» The problem:
Pull out the lines running from the one with "Convert this chart to matplotlib code." to the one with "plt.rcParams['font.family'] = ['Liberation", inclusive, word for word. Drop any picture.

» Task material:
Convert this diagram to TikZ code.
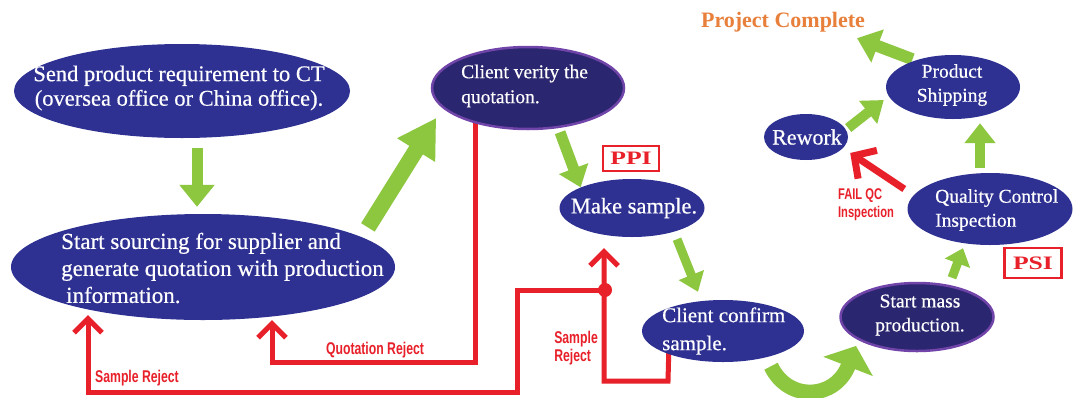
\documentclass[tikz,border=0pt]{standalone}
\usepackage{fontspec}
\setmainfont{Liberation Serif}
\newfontfamily\nodefont{Liberation Serif}[FakeBold=0.5]
\newfontfamily\labfont{Liberation Sans}[FakeStretch=0.72]
\newfontfamily\wideserif{Liberation Serif}[FakeStretch=1.35]
\usetikzlibrary{shapes.geometric,arrows.meta,calc}
\definecolor{navy}{HTML}{2E3192}
\definecolor{deepnavy}{HTML}{2B2670}
\definecolor{violetline}{HTML}{7044A8}
\definecolor{lgreen}{HTML}{8DC63F}
\definecolor{rred}{HTML}{E8202A}
\definecolor{orangetxt}{HTML}{E8803C}
\pgfdeclarelayer{paper}
\pgfdeclarelayer{lines}
\pgfsetlayers{paper,lines,main}
\tikzset{
  blob/.style={ellipse, fill=navy, inner sep=0pt},
  darkblob/.style={ellipse, fill=deepnavy, draw=violetline, line width=2.5pt, inner sep=0pt},
  wtext/.style 2 args={text=white, inner sep=0pt, font=\nodefont\fontsize{#1}{#2}\selectfont},
  garrow/.style args={#1/#2/#3}{draw=lgreen, line width=#1, -{Triangle[width=#2,length=#3]}},
  rline/.style={draw=rred, line width=5pt, line join=miter},
  rarrow/.style={rline, -{Straight Barb[width=28pt,length=14pt]}},
  rlabel/.style={text=rred, inner sep=0pt, font=\labfont\bfseries\fontsize{17}{18}\selectfont, align=left},
  tagbox/.style={draw=rred, line width=2.5pt, inner sep=0pt, text=rred,
     font=\wideserif\bfseries\fontsize{19}{20}\selectfont}
}
\begin{document}
\begin{tikzpicture}[x=1pt,y=-1pt]
\begin{pgfonlayer}{paper}
\fill[white] (0,0) rectangle (1075,397);
\end{pgfonlayer}
\useasboundingbox (0,0) rectangle (1075,397);

% ellipses
\node[blob, minimum width=336pt, minimum height=94pt] (send) at (182,91) {};
\node[wtext={22.5}{24.5}, align=center] (sendtxt) at (179,88) {Send product requirement to CT\\(oversea office or China office).};

\node[blob, minimum width=384pt, minimum height=106pt] (source) at (203,267) {};
\node[wtext={23}{27}, align=left, anchor=west] (sourcetxt) at (61,268) {Start sourcing for supplier and\\generate quotation with production\\\hspace{5pt}information.};

\node[darkblob, minimum width=192pt, minimum height=82pt] (verity) at (528,88) {};
\node[wtext={19.5}{25}, align=left, anchor=west] (veritytxt) at (461,86) {Client verity the\\quotation.};

\node[blob, minimum width=145pt, minimum height=58pt] (make) at (632,208) {};
\node[wtext={22.5}{24}] (maketxt) at (634,208) {Make sample.};
\node[tagbox, minimum width=56pt, minimum height=25pt] (ppi) at (631,158.5) {PPI};

\node[blob, minimum width=162pt, minimum height=62pt] (confirm) at (723,331) {};
\node[wtext={21}{28}, align=left, anchor=west] (confirmtxt) at (662,331) {Client confirm\\sample.};

\node[darkblob, minimum width=153pt, minimum height=68pt] (mass) at (917,317) {};
\node[wtext={19.5}{24}, align=center] (masstxt) at (920,315) {Start mass\\production.};

\node[blob, minimum width=165pt, minimum height=72pt] (qc) at (990,209) {};
\node[wtext={19.5}{24}, align=left, anchor=west] (qctxt) at (935,210) {Quality Control\\Inspection};
\node[tagbox, minimum width=57pt, minimum height=30pt] (psi) at (1033,263) {PSI};

\node[blob, minimum width=84pt, minimum height=46pt] (rework) at (806,137) {};
\node[wtext={22}{24}] (reworktxt) at (807,137) {Rework};

\node[blob, minimum width=134pt, minimum height=64pt] (ship) at (953,87) {};
\node[wtext={19.5}{24}, align=center] (shiptxt) at (952,85) {Product\\Shipping};

\node[text=orangetxt, inner sep=0pt, font=\bfseries\fontsize{22}{24}\selectfont] (done) at (783,22) {Project Complete};

% labels
\node[rlabel] (qrej) at (375,350) {Quotation Reject};
\node[rlabel] (srej1) at (137,378) {Sample Reject};
\node[rlabel, anchor=east] (srej2) at (598,348) {Sample\\Reject};
\node[rlabel, font=\labfont\bfseries\fontsize{15.5}{18}\selectfont] (failqc) at (866,205) {FAIL QC\\Inspection};

% connectors
\begin{pgfonlayer}{lines}
% green flow
\draw[garrow=11pt/34pt/22pt] ($(send.south)+(15,10)$) -- ($(source.north)+(-6,-7)$);
\draw[garrow=16pt/42pt/38pt] ($(source.north east)+(29,-2)$) -- ($(verity.south west)+(-23,0)$);
\draw[garrow=11pt/30pt/20pt] ($(verity.south)+(32,2)$) -- ($(make.north west)+(0,0)$);
\draw[garrow=9pt/26pt/18pt] ($(make.south)+(45,2)$) -- ($(confirm.north)+(-25,-8)$);
\draw[garrow=15pt/52pt/22pt] ($(confirm.south)+(48,4)$) .. controls (788,402) and (835,400) .. ($(mass.south west)+(-6,4)$);
\draw[garrow=9pt/26pt/16pt] ($(mass.north)+(35,-4)$) -- ($(qc.south)+(-27,3)$);
\draw[garrow=10pt/28pt/20pt] ($(rework.east)+(0,-9)$) -- ($(ship.west)+(-2,13)$);
\draw[garrow=10pt/30pt/20pt] ($(qc.north)+(-10,-5)$) -- ($(ship.south)+(27,4)$);
\draw[garrow=12pt/34pt/22pt] ($(ship.north west)+(7,-5)$) -- ($(done.south)+(74,6)$);
% red rejections
\draw[rarrow] ($(verity.south)+(-53,-10)$) -- (475,362) -| ($(source.south)+(69,0)$);
\draw[rarrow] ($(confirm.south)+(-54,-20)$) -- (668,381) -| ($(make.south)+(-28,11)$);
\draw[rarrow] (605,290) -- (517,290) |- (88,392) -- ($(source.south)+(-115,-5)$);
\fill[rred] (605,290) circle (7pt);
\draw[rred, line width=7pt, -{Straight Barb[width=34pt,length=16pt]}] ($(qc.west)+(-3,-20)$) -- ($(rework.east)+(2,16)$);
\end{pgfonlayer}
\end{tikzpicture}
\end{document}
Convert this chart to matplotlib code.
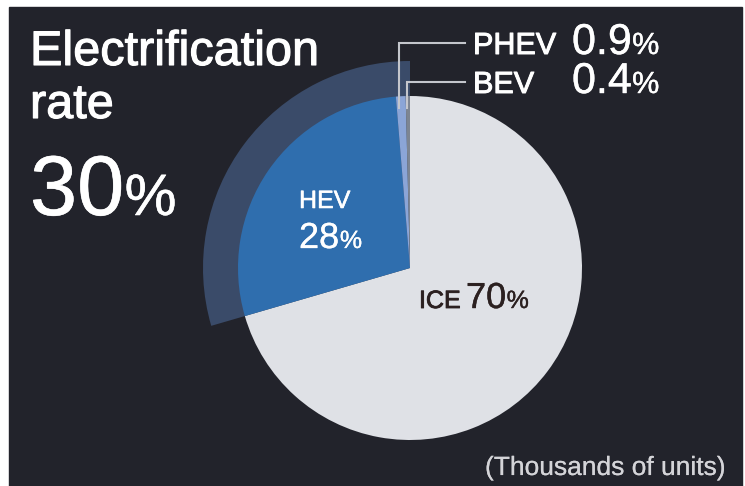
import numpy as np
import matplotlib
matplotlib.use("Agg")
import matplotlib.pyplot as plt
from matplotlib.patches import Rectangle
import matplotlib.patheffects as pe

plt.rcParams['font.family'] = ['Liberation Sans', 'DejaVu Sans']

# data (share of units, %)
labels = ['ICE', 'HEV', 'PHEV', 'BEV']
shares = [70, 28, 0.9, 0.4]
colors = ['#dfe1e6', '#2f6eae', '#8ba5d7', '#7d8592']
electrification_rate = 30

W, H = 745, 486
fig = plt.figure(figsize=(W / 100, H / 100), dpi=100)
fig.patch.set_facecolor('white')
ax = fig.add_axes([0, 0, 1, 1])

# dark panel
ax.add_patch(Rectangle((9, 0), 733, H - 7, color='#22232b', zorder=0))

cx, cy, r = 410, H - 268, 172

# translucent band behind the electrified slices
ax.pie([shares[0], sum(shares[1:])], colors=['none', '#3a4b69'], radius=207,
       center=(cx, cy), startangle=90, counterclock=False,
       wedgeprops=dict(linewidth=0), frame=True)
wedges, _ = ax.pie(shares, colors=colors, radius=r, center=(cx, cy),
                   startangle=90, counterclock=False,
                   wedgeprops=dict(linewidth=0), frame=True)

ax.set_xlim(0, W)
ax.set_ylim(0, H)
ax.set_aspect('equal')
ax.axis('off')

renderer = fig.canvas.get_renderer()


def label(x, y, s, size, color='white', stroke=0.5):
    # thin stroke to mimic the medium-weight face of the original
    return ax.text(x, y, s, fontsize=size, color=color, va='baseline',
                   path_effects=[pe.withStroke(linewidth=stroke, foreground=color)])


def num_pct(x, y, num, size, pct_size, color='white', gap=0.5, stroke=0.3):
    t = label(x, y, num, size, color, stroke)
    bb = t.get_window_extent(renderer)
    x2 = ax.transData.inverted().transform((bb.x1, 0))[0]
    label(x2 + gap, y, '%', pct_size, color, stroke)


# title block
label(30, H - 65, 'Electrification', 35, stroke=0.8)
label(30, H - 118, 'rate', 35, stroke=0.8)
num_pct(30, H - 215, str(electrification_rate), 61, 42, stroke=0.4)

# slice labels inside the pie
label(299, H - 208, labels[1], 18, stroke=0.4)
num_pct(299, H - 248, f'{shares[1]:g}', 26, 18, stroke=0.2)
label(419, H - 308, labels[0], 18, color='#2b2020', stroke=0.6)
num_pct(466, H - 308, f'{shares[0]:g}', 26, 18, color='#2b2020', stroke=0.3)

# leader lines for the thin slices
line_y = [H - 43, H - 82]
for w, ly, lab, val in zip(wedges[2:], line_y, labels[2:], shares[2:]):
    ang = np.radians(w.theta1 + 0.8 * (w.theta2 - w.theta1))
    lx = cx + 160 * np.cos(ang)
    ly0 = cy + 160 * np.sin(ang)
    ax.plot([lx, lx, 465], [ly0, ly, ly], color='#c4c6cc', lw=1.5,
            solid_joinstyle='miter', zorder=5)
    label(473, ly - 11, lab, 22, stroke=0.7)
    num_pct(572, ly - 11, f'{val:g}', 31, 22, stroke=0.3)

label(485, H - 475, '(Thousands of units)', 19, color='#d4d4d8', stroke=0.1)

fig.savefig('out.png', dpi=100)
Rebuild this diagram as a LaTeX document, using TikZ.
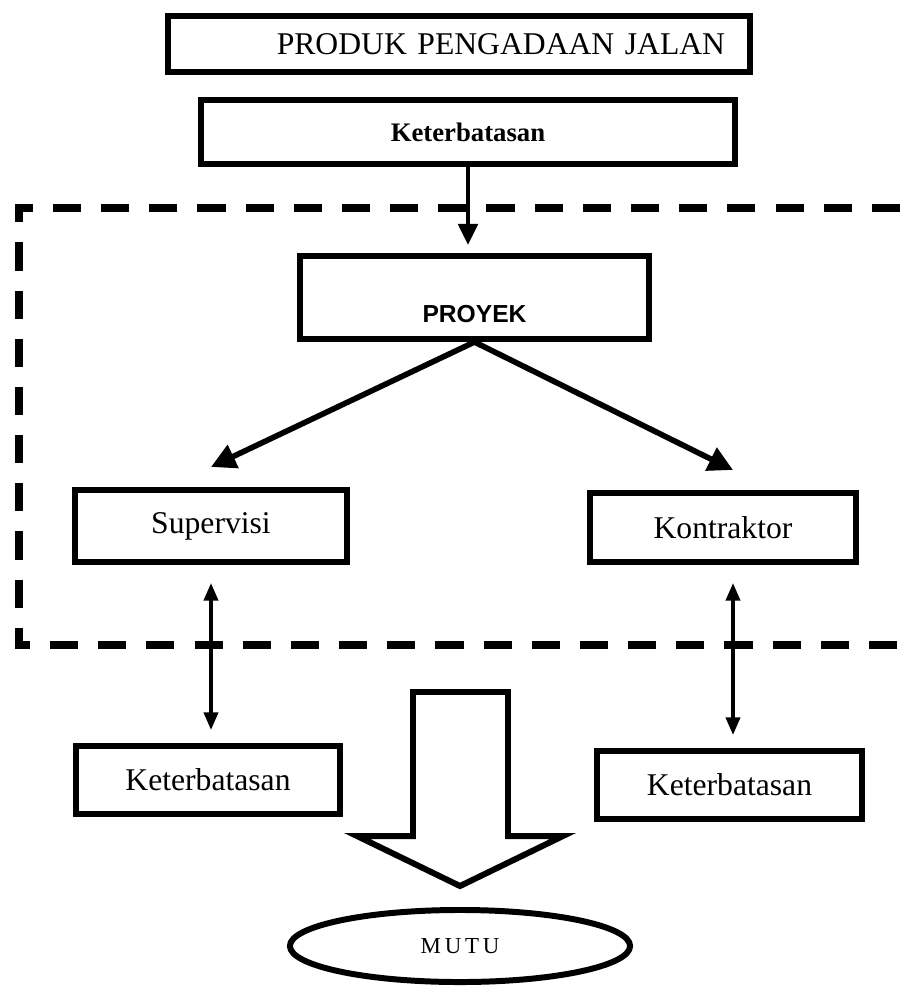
\documentclass[tikz,border=0pt]{standalone}
\usepackage{fontspec}
\setmainfont{Liberation Serif}
\setsansfont{Liberation Sans}
\usetikzlibrary{arrows.meta,shapes.geometric}
\tikzset{
  box/.style   ={draw=black, line width=1.7pt, inner sep=0pt, align=center,
                 font=\fontsize{9}{11}\selectfont},
  tbox/.style  ={box, font=\fontsize{9}{11}\selectfont},
  bbox/.style  ={box, font=\fontsize{7.6}{9}\selectfont\bfseries},
  oval/.style  ={ellipse, draw=black, line width=1.7pt, inner sep=0pt,
                 font=\fontsize{6.5}{8}\selectfont},
  flow/.style  ={-{Triangle[length=6pt,width=5.5pt]}, line width=1.2pt},
  sflow/.style ={-{Triangle[length=7pt,width=7pt]}, line width=1.6pt},
  dflow/.style ={{Triangle[length=5pt,width=4pt]}-{Triangle[length=5pt,width=4pt]}, line width=1pt},
  frame/.style ={line width=2pt, dash pattern=on 8pt off 5.7pt},
  hollow/.style={draw=black, line width=1.7pt, line join=miter, fill=white},
}
\begin{document}
\begin{tikzpicture}[x=0.01cm, y=-0.01cm]
  \useasboundingbox (0,0) rectangle (900,1006);
  % project boundary
  \draw[frame] (900,208) -- (19,208) -- (19,645) -- (900,645);
  \node[tbox, minimum width=5.82cm, minimum height=0.56cm, text width=5.32cm,
        align=right, inner xsep=0.25cm] (produk) at (459,44) {PRODUK PENGADAAN JALAN};
  \node[bbox, minimum width=5.34cm, minimum height=0.64cm] (ket1) at (468,132) {Keterbatasan};
  \node[box, minimum width=3.49cm, minimum height=0.83cm] (proyek) at (474.5,297.5) {};
  \node[font=\sffamily\bfseries\fontsize{7}{8}\selectfont] (proyektxt)
        at ([yshift=-0.17cm]proyek.center) {PROYEK};
  \node[box, minimum width=2.72cm, minimum height=0.72cm] (super) at (211,526) {Supervisi};
  \node[box, minimum width=2.66cm, minimum height=0.69cm] (kontr) at (723,527.5) {Kontraktor};
  \node[box, minimum width=2.64cm, minimum height=0.68cm] (ketL) at (208,780) {Keterbatasan};
  \node[box, minimum width=2.65cm, minimum height=0.68cm] (ketR) at (729.5,785) {Keterbatasan};
  \node[oval, minimum width=3.4cm, minimum height=0.72cm] (mutu) at (460,946) {M\,U\,T\,U};
  % connectors
  \draw[flow, shorten >=0.08cm] (ket1.south) -- (ket1.south |- proyek.north);
  \draw[sflow] (proyek.south) -- ([yshift=0.2cm]super.north);
  \draw[sflow] (proyek.south) -- ([xshift=0.1cm,yshift=0.2cm]kontr.north);
  \draw[dflow, shorten <=0.18cm, shorten >=0.13cm] (super.south) -- (super.south |- ketL.north);
  \draw[dflow, shorten <=0.18cm, shorten >=0.13cm] ([xshift=0.1cm]kontr.south) -- ([xshift=0.1cm]kontr.south |- ketR.north);
  % big arrow to quality
  \draw[hollow] (413,692) -- (508,692) -- (508,836) -- (563,836) -- (460,886)
        -- (357,836) -- (413,836) -- cycle;
\end{tikzpicture}
\end{document}
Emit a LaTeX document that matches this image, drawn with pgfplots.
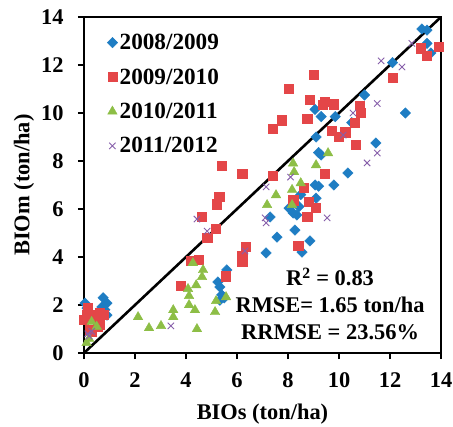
\documentclass[border=0pt]{standalone}
\usepackage{fontspec}
\setmainfont{Liberation Serif}
\usepackage{pgfplots}
\pgfplotsset{compat=1.18}
\definecolor{cblue}{RGB}{30,125,195}
\definecolor{cred}{RGB}{228,70,72}
\definecolor{cgreen}{RGB}{141,190,70}
\definecolor{cpurple}{RGB}{135,95,170}
\pgfplotsset{ptleg/.style={only marks, legend image code/.code={\draw[##1] plot coordinates {(0cm,0cm)};}}}
\newcommand{\bigf}{\fontsize{22.5}{27}\selectfont\bfseries}
\newcommand{\legf}{\fontsize{23.3}{27}\selectfont\bfseries}
\begin{document}
\begin{tikzpicture}
\begin{axis}[
 scale only axis, width=357bp, height=336bp,
 xmin=0,xmax=14,ymin=0,ymax=14,
 xtick={0,2,...,14}, ytick={0,2,...,14},
 tick align=outside, tick pos=left,
 major tick length=6bp,
 every tick/.style={black, line width=1.6bp},
 axis line style={line width=2.6bp, black},
 /pgf/number format/assume math mode=true,
 ticklabel style={font=\bigf},
 xticklabel style={yshift=-10bp},
 yticklabel style={xshift=-11bp},
 label style={font=\bigf},
 xlabel style={yshift=-9bp},
 xlabel={BIOs (ton/ha)}, ylabel={BIOm (ton/ha)},
 legend cell align=left,
 legend style={draw=none, fill=none, at={(0,1)}, anchor=north west, xshift=20bp, yshift=-13bp, font=\legf, row sep=13.5bp},
 clip=false,
]
\addplot[ptleg, mark=square*, mark size=3.7bp, mark options={rotate=45}, color=cblue] coordinates {
(13.25,13.5)(13.45,13.45)(13.45,12.9)(13.6,12.5)(12.1,12.1)(12.6,10.0)(11.0,10.75)(10.5,9.6)(9.06,10.15)(9.3,9.85)(9.85,9.85)(9.1,9.0)(11.45,8.75)(9.2,8.35)(9.3,8.25)(10.35,7.5)(9.06,7.0)(9.2,6.95)(9.8,7.0)(8.5,6.6)(9.1,6.45)(8.43,6.1)(8.04,6.04)(8.2,5.83)(8.35,5.75)(7.3,5.67)(8.27,5.12)(7.57,4.83)(8.86,4.67)(7.14,4.17)(8.55,4.2)(5.6,3.46)(5.25,2.96)(5.33,2.75)(5.4,2.42)(5.5,2.3)(5.33,2.2)(0.75,2.3)(0.9,2.08)(0.82,1.8)(0.63,1.58)(0.04,2.08)(0.12,1.87)(0.7,1.92)(0.9,1.58)
};
\addlegendentry{2008/2009}
\addplot[ptleg, mark=square*, mark size=4.6bp, color=cred] coordinates {
(13.9,12.75)(13.2,12.7)(13.45,12.4)(12.1,11.46)(9.0,11.6)(8.04,11.0)(8.86,10.54)(9.45,10.46)(9.37,10.33)(9.8,10.37)(10.8,10.3)(10.86,10.0)(10.6,9.6)(8.75,9.75)(7.76,9.7)(7.4,9.33)(9.7,9.25)(10.24,9.2)(10.0,9.0)(10.67,8.67)(9.45,7.46)(6.2,7.46)(7.4,7.4)(5.4,7.8)(5.3,6.5)(5.2,6.2)(4.63,5.67)(5.18,5.17)(4.83,4.8)(6.35,4.42)(6.2,4.04)(6.2,3.8)(4.2,3.83)(4.5,3.88)(5.57,3.2)(3.8,2.8)(8.63,6.9)(8.2,6.37)(8.82,6.3)(9.1,6.04)(8.75,5.67)(8.4,4.46)(0.16,1.87)(0.63,1.67)(0.0,1.4)(0.12,1.58)(0.63,1.17)(0.3,0.88)(0.55,1.58)(0.24,1.5)(0.55,1.08)(0.24,0.96)(0.75,1.6)
};
\addlegendentry{2009/2010}
\addplot[ptleg, mark=triangle*, mark size=5.5bp, color=cgreen] coordinates {
(9.57,8.33)(9.1,7.83)(8.2,7.9)(8.24,7.54)(8.5,7.08)(8.16,6.8)(7.53,6.58)(7.18,6.17)(8.16,6.17)(4.27,3.75)(4.67,3.46)(4.63,3.17)(4.4,2.83)(4.08,2.67)(4.12,2.38)(4.12,2.0)(4.35,1.79)(3.5,1.79)(3.5,1.5)(2.12,1.5)(2.55,1.04)(3.02,1.13)(4.43,1.0)(5.57,2.33)(5.18,2.17)(5.14,1.71)(0.3,1.3)(0.5,1.1)(0.1,0.42)(0.2,0.6)
};
\addlegendentry{2010/2011}
\addplot[ptleg, mark=x, mark size=4.5bp, line width=0.9bp, color=cpurple] coordinates {
(12.86,12.9)(11.65,12.17)(12.47,11.92)(11.5,10.4)(10.55,10.0)(10.16,9.08)(11.5,8.33)(11.1,7.92)(8.1,7.33)(7.14,6.92)(9.53,5.63)(7.1,5.63)(7.14,5.42)(4.43,5.58)(4.83,5.08)(6.31,4.25)(3.41,1.13)(0.15,0.8)(0.3,0.9)(0.2,0.7)
};
\addlegendentry{2011/2012}
\addplot[black, line width=2.6bp, no marks, forget plot] coordinates {(0,0)(14,14)};
\draw[black, line width=2.6bp] (axis cs:0,14) -- (axis cs:14,14) -- (axis cs:14,0);
\node[align=center, font=\bigf, inner sep=0pt] at (axis cs:9.65,2.05) {R\textsuperscript{2} = 0.83\\RMSE= 1.65 ton/ha\\RRMSE = 23.56\%};
\end{axis}
\path (current axis.south west) ++(-84bp,-74bp) coordinate (bba) ++(453bp,427bp) coordinate (bbb);
\pgfresetboundingbox
\useasboundingbox (bba) rectangle (bbb);
\end{tikzpicture}
\end{document}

» Solution:
Convert this chart to matplotlib code.
import numpy as np
import matplotlib
matplotlib.use("Agg")
import matplotlib.pyplot as plt
from matplotlib.patches import Rectangle
import matplotlib.patheffects as pe

plt.rcParams['font.family'] = ['Liberation Sans', 'DejaVu Sans']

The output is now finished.